A statement issued yesterday by the Israel Embassy, said that Evron “welcomed” Haig’s announcement. It added: “The Ambassador said that the suspension was unhelpful and unjust but expressed his conviction that

with its abolition, the traditional close bonds of friendship between Israel and the U.S. will deepen and get even stronger.” Haig, in talking to reporters after announcing the suspension, also said he hoped the embargo had not damaged U.S. relations with Israel. “We don’t see any change in our long-standing relationship,” he said. “Clearly they were not happy with the suspension.”


Haig, in making the announcement yesterday, said the Administration completed its “intensive” review of Israel’s use of American-supplied F-16 war planes in its attacks on Iraq’s nuclear reactor and the headquarters of terrorist organizations in Beirut but had not reached a conclusion on whether the raids violated the U.S.-Israeli agreement to use the planes only for defensive purposes. Israel claimed that both raids were entirely defensive.

“The Administration in its review has also taken account of events and trends in the Middle East, particularly events in Lebanon leading to a cease-fire there,” Haig said. “The cease-fire is a very positive new element in the region, one which the Administration hopes will continue and which perhaps will make possible other steps toward peace in that troubled region.

“Following our discussion with the government of Israel, consultations with the Congress and completion of the Administration’s review, the President has lifted the suspension of military aircraft deliveries to Israel.”


The suspension, which followed Israel’s bombing of the Iraqi nuclear reactor last June and terrorist installation in Beirut last month, involved a total of 14 F-16s and 2 F-15s. Israel maintained that its two actions were defensive in character and did not therefore violate any arms agreement with the U.S. not to use American-supplied aircraft for offensive purposes.

Haig said the U.S. had neither sought nor received any assurance from Israel that she would abide by the terms of the arms agreement in the future. Nor, he added, was there any promise by Israel to consult the U.S. before taking military actions in the future.

“The understanding of the arrangements under which we provide military assistance to Israel are clearly recognized on both sides,” Haig said. Begin, talking to reporters in Jerusalem after the Cabinet meeting last Sunday, also said that the U.S. had never asked Israel to limit the use of the aircraft it supplies to “non-attack purposes. We have never had such a demand. It would be completely out of this world.”


Meanwhile, Jewish leaders hailed the President’s decision to end the two-month old embargo and resume delivery of the planes.

Nathan Perlmutter, director of the Anti-Defamation League of B’nai B’rith, said that the release of the planes was “an implicit recognition that a pre-emptive strike is indeed defensive,” adding the decision was “a welcome development without which the Palestine Liberation Organization could continue its raids secure in the knowledge that Israel’s responses would be frustrated by America’s withholding the planes.”

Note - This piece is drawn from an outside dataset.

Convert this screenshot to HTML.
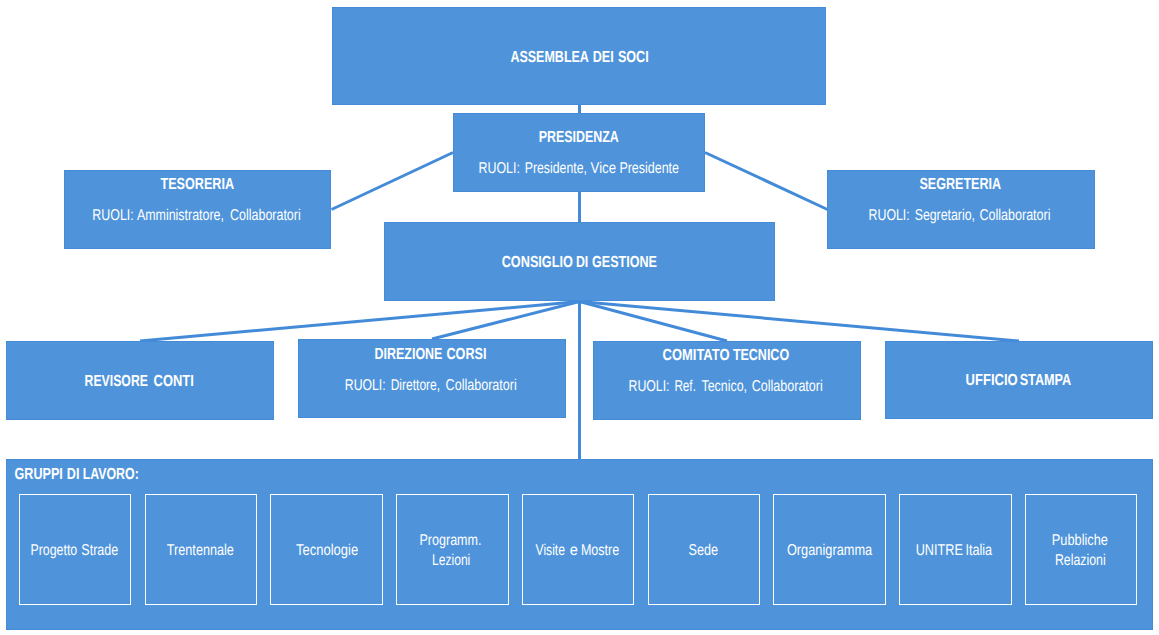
<!DOCTYPE html>
<html><head><meta charset="utf-8"><title>Organigramma</title>
<style>
html,body{margin:0;padding:0;background:#fff;}
svg{display:block;}
text{font-family:"Liberation Sans",sans-serif;font-size:15.7px;fill:#fff;white-space:pre;text-rendering:geometricPrecision;}
.b{font-weight:bold;font-size:16px;}
</style></head>
<body>
<svg width="1159" height="635" viewBox="0 0 1159 635">
<rect x="0" y="0" width="1159" height="635" fill="#fff"/>
<g stroke="#438BD9" stroke-width="3" fill="none">
<line x1="579.5" y1="105" x2="579.5" y2="113"/>
<line x1="579.5" y1="192" x2="579.5" y2="222"/>
<line x1="579.5" y1="301" x2="579.5" y2="459"/>
<line x1="331.5" y1="209.5" x2="453" y2="152.5"/>
<line x1="705" y1="152.5" x2="827.5" y2="209.5"/>
<line x1="579.5" y1="301.5" x2="140" y2="341"/>
<line x1="579.5" y1="301.5" x2="432" y2="339"/>
<line x1="579.5" y1="301.5" x2="727" y2="341"/>
<line x1="579.5" y1="301.5" x2="1019" y2="341"/>
</g>
<g fill="#4F94DA" stroke="#448CD8" stroke-width="1">
<rect x="332.5" y="7.5" width="493" height="97"/>
<rect x="453.5" y="113.5" width="251" height="78"/>
<rect x="64.5" y="170.5" width="266" height="78"/>
<rect x="827.5" y="170.5" width="267" height="78"/>
<rect x="384.5" y="222.5" width="390" height="78"/>
<rect x="6.5" y="341.5" width="267" height="78"/>
<rect x="298.5" y="339.5" width="267" height="78"/>
<rect x="593.5" y="341.5" width="267" height="78"/>
<rect x="885.5" y="341.5" width="267" height="77"/>
<rect x="6.5" y="459.5" width="1146" height="170"/>
</g>
<g fill="none" stroke="#fff" stroke-width="1">
<rect x="19.5" y="494.5" width="111" height="110"/>
<rect x="145.5" y="494.5" width="111" height="110"/>
<rect x="270.5" y="494.5" width="112" height="110"/>
<rect x="396.5" y="494.5" width="112" height="110"/>
<rect x="522.5" y="494.5" width="111" height="110"/>
<rect x="648.5" y="494.5" width="111" height="110"/>
<rect x="773.5" y="494.5" width="112" height="110"/>
<rect x="899.5" y="494.5" width="112" height="110"/>
<rect x="1025.5" y="494.5" width="111" height="110"/>
</g>
<g>
<text class="b" x="510.40" y="62.0" textLength="78.50" lengthAdjust="spacingAndGlyphs">ASSEMBLEA</text>
<text class="b" x="592.70" y="62.0" textLength="21.00" lengthAdjust="spacingAndGlyphs">DEI</text>
<text class="b" x="617.90" y="62.0" textLength="30.80" lengthAdjust="spacingAndGlyphs">SOCI</text>
<text class="b" x="538.80" y="142.0" textLength="80.00" lengthAdjust="spacingAndGlyphs">PRESIDENZA</text>
<text x="478.60" y="173.0" textLength="41.30" lengthAdjust="spacingAndGlyphs">RUOLI:</text>
<text x="524.70" y="173.0" textLength="62.20" lengthAdjust="spacingAndGlyphs">Presidente,</text>
<text x="590.60" y="173.0" textLength="25.40" lengthAdjust="spacingAndGlyphs">Vice</text>
<text x="619.40" y="173.0" textLength="59.60" lengthAdjust="spacingAndGlyphs">Presidente</text>
<text class="b" x="160.50" y="189.3" textLength="73.60" lengthAdjust="spacingAndGlyphs">TESORERIA</text>
<text x="92.30" y="220.3" textLength="41.40" lengthAdjust="spacingAndGlyphs">RUOLI:</text>
<text x="136.90" y="220.3" textLength="87.10" lengthAdjust="spacingAndGlyphs">Amministratore,</text>
<text x="230.10" y="220.3" textLength="70.60" lengthAdjust="spacingAndGlyphs">Collaboratori</text>
<text class="b" x="919.50" y="189.3" textLength="81.50" lengthAdjust="spacingAndGlyphs">SEGRETERIA</text>
<text x="868.60" y="220.3" textLength="41.10" lengthAdjust="spacingAndGlyphs">RUOLI:</text>
<text x="914.70" y="220.3" textLength="60.30" lengthAdjust="spacingAndGlyphs">Segretario,</text>
<text x="979.50" y="220.3" textLength="71.00" lengthAdjust="spacingAndGlyphs">Collaboratori</text>
<text class="b" x="501.70" y="267.0" textLength="71.20" lengthAdjust="spacingAndGlyphs">CONSIGLIO</text>
<text class="b" x="575.90" y="267.0" textLength="12.40" lengthAdjust="spacingAndGlyphs">DI</text>
<text class="b" x="592.10" y="267.0" textLength="64.90" lengthAdjust="spacingAndGlyphs">GESTIONE</text>
<text class="b" x="84.60" y="386.0" textLength="63.30" lengthAdjust="spacingAndGlyphs">REVISORE</text>
<text class="b" x="153.60" y="386.0" textLength="40.20" lengthAdjust="spacingAndGlyphs">CONTI</text>
<text class="b" x="374.60" y="359.3" textLength="67.80" lengthAdjust="spacingAndGlyphs">DIREZIONE</text>
<text class="b" x="446.50" y="359.3" textLength="40.00" lengthAdjust="spacingAndGlyphs">CORSI</text>
<text x="344.80" y="390.3" textLength="40.90" lengthAdjust="spacingAndGlyphs">RUOLI:</text>
<text x="390.70" y="390.3" textLength="49.40" lengthAdjust="spacingAndGlyphs">Direttore,</text>
<text x="445.60" y="390.3" textLength="71.20" lengthAdjust="spacingAndGlyphs">Collaboratori</text>
<text class="b" x="662.60" y="360.0" textLength="66.90" lengthAdjust="spacingAndGlyphs">COMITATO</text>
<text class="b" x="732.90" y="360.0" textLength="56.20" lengthAdjust="spacingAndGlyphs">TECNICO</text>
<text x="628.50" y="391.0" textLength="41.00" lengthAdjust="spacingAndGlyphs">RUOLI:</text>
<text x="674.40" y="391.0" textLength="21.50" lengthAdjust="spacingAndGlyphs">Ref.</text>
<text x="701.50" y="391.0" textLength="45.50" lengthAdjust="spacingAndGlyphs">Tecnico,</text>
<text x="751.70" y="391.0" textLength="71.10" lengthAdjust="spacingAndGlyphs">Collaboratori</text>
<text class="b" x="965.60" y="385.0" textLength="52.10" lengthAdjust="spacingAndGlyphs">UFFICIO</text>
<text class="b" x="1019.70" y="385.0" textLength="51.50" lengthAdjust="spacingAndGlyphs">STAMPA</text>
<text class="b" x="14.50" y="479.0" textLength="48.30" lengthAdjust="spacingAndGlyphs">GRUPPI</text>
<text class="b" x="66.80" y="479.0" textLength="12.60" lengthAdjust="spacingAndGlyphs">DI</text>
<text class="b" x="82.70" y="479.0" textLength="56.10" lengthAdjust="spacingAndGlyphs">LAVORO:</text>
<text x="30.50" y="555.0" textLength="46.70" lengthAdjust="spacingAndGlyphs">Progetto</text>
<text x="81.30" y="555.0" textLength="36.90" lengthAdjust="spacingAndGlyphs">Strade</text>
<text x="166.80" y="555.0" textLength="67.10" lengthAdjust="spacingAndGlyphs">Trentennale</text>
<text x="296.00" y="555.0" textLength="62.20" lengthAdjust="spacingAndGlyphs">Tecnologie</text>
<text x="419.50" y="545.0" textLength="62.00" lengthAdjust="spacingAndGlyphs">Programm.</text>
<text x="432.00" y="565.0" textLength="38.30" lengthAdjust="spacingAndGlyphs">Lezioni</text>
<text x="535.50" y="555.0" textLength="29.50" lengthAdjust="spacingAndGlyphs">Visite</text>
<text x="569.70" y="555.0" textLength="8.10" lengthAdjust="spacingAndGlyphs">e</text>
<text x="580.90" y="555.0" textLength="38.30" lengthAdjust="spacingAndGlyphs">Mostre</text>
<text x="688.50" y="555.0" textLength="29.50" lengthAdjust="spacingAndGlyphs">Sede</text>
<text x="786.90" y="555.0" textLength="85.30" lengthAdjust="spacingAndGlyphs">Organigramma</text>
<text x="915.70" y="555.0" textLength="47.30" lengthAdjust="spacingAndGlyphs">UNITRE</text>
<text x="965.40" y="555.0" textLength="26.60" lengthAdjust="spacingAndGlyphs">Italia</text>
<text x="1051.80" y="545.0" textLength="56.10" lengthAdjust="spacingAndGlyphs">Pubbliche</text>
<text x="1054.90" y="565.0" textLength="50.80" lengthAdjust="spacingAndGlyphs">Relazioni</text>
</g>
</svg>
</body></html>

Rabbi William Berkowitz, president of the Jewish National Fund, called the announcement the “righting of a wrong and the proper reversal of an ill-advised decision.” He said the release of the planes “can only bode well for the strengthening of relations between the United States and its strategic, democratic ally in the Mideast, Israel.”

Rabbi Sol Roth, president of the Rabbinical Council of America, said that, by the decision, the United States “again manifests its commitment to the Jewish State, assures that Israel will remain strong and continue to have the wherewithal to defend itself against military threats to its existence,” and “ensures the kind of stability in the region that serves the interests of Israel, the United States and the entire world.”